Depois do bate-boca inicial pela falta de resposta aos pedidos de reunião, o momento de maior agitação foi durante a fala do vereador Ramiro Rosário (PSDB), única manifestação da plateia abertamente favorável à proposta do governo, vaiado ao dizer que o Cais Mauá ficou abandonado por décadas. "Vaiem, por favor, vocês já sabem que vão perder", declarou.
Antes dele, a deputada Sofia Cavedon (PT) falou que "o único plebiscito feito em Porto Alegre foi sobre residência na orla e a população disse não". No entendimento da parlamentar, o governo precisa de autorização legislativa para alienar parte do Cais e então declarou "eu não autorizo" - frase repetida em coro pela maioria dos presentes.
Conforme a proposta que vai embasar o leilão, está prevista a alienação do setor das Docas (o mais próximo da Rodoviária) e a recuperação das outras áreas - armazéns e a parte próxima da Usina do Gasômetro.
A empresa ou o consórcio que vencer a licitação poderá vender os terrenos nas Docas ou construir e gerir os imóveis no local. Em troca, terá que gerir, investir no restauro, na urbanização e na manutenção do restante da área do Cais Mauá durante os 30 anos da concessão (que podem ser prorrogados por mais cinco anos). O investimento total estimado nesse prazo é de R$ 1,3 bilhão.
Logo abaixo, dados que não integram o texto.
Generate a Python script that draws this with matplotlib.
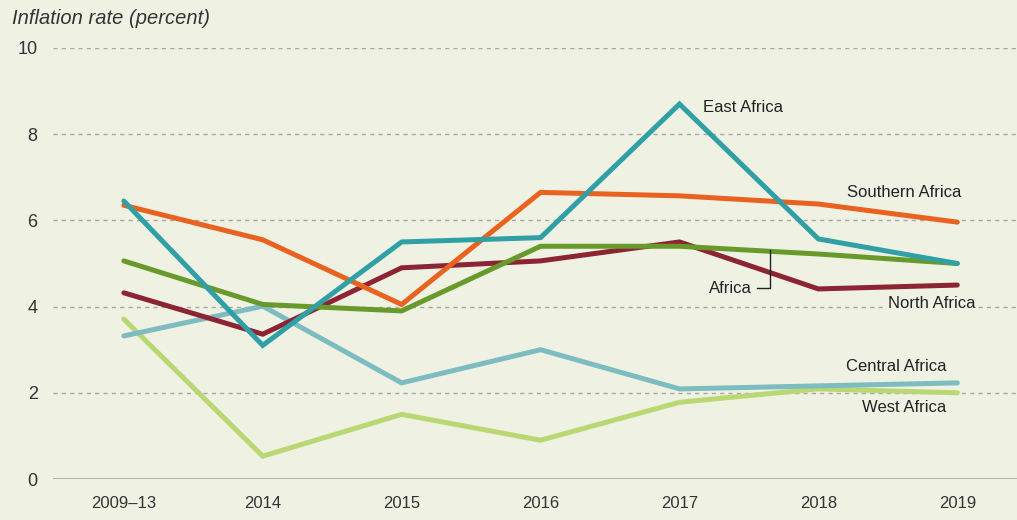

O modelo, que entrega a um único ator privado toda a gestão do Cais Mauá - são mais de 180 mil metros quadrados de área no Centro de Porto Alegre, à beira do Guaíba - foi comparada com o processo fracassado de 2010.
"Pelo jeito que está, caminha para um modelo de concentração", alertou Rafael Passos, presidente da seccional gaúcha do Instituto de Arquitetos do Brasil (IAB-RS). "Esperava que nesse modelo houvesse leilão para diferentes agentes. Vamos estar à mercê de um (único investidor) de novo?", questionou.
Busatto informou à coluna que foram feitos estudos prevendo mais investidores individuais, dividindo o processo por setores, mas se entendeu melhor fazer a concessão de maneira única.
"Precisamos que o setor das Docas financie a reforma dos armazéns. É mais fácil, por exemplo, duas ou três empresas se consorciarem e operar, do que licitar duas ou três vezes", pondera. Segundo ele, a diferença do modelo anterior é a busca por garantias maiores e um sistema de controle de desempenho, com indicadores para mensurar o serviço a ser prestado e penalização em caso de não atendimento.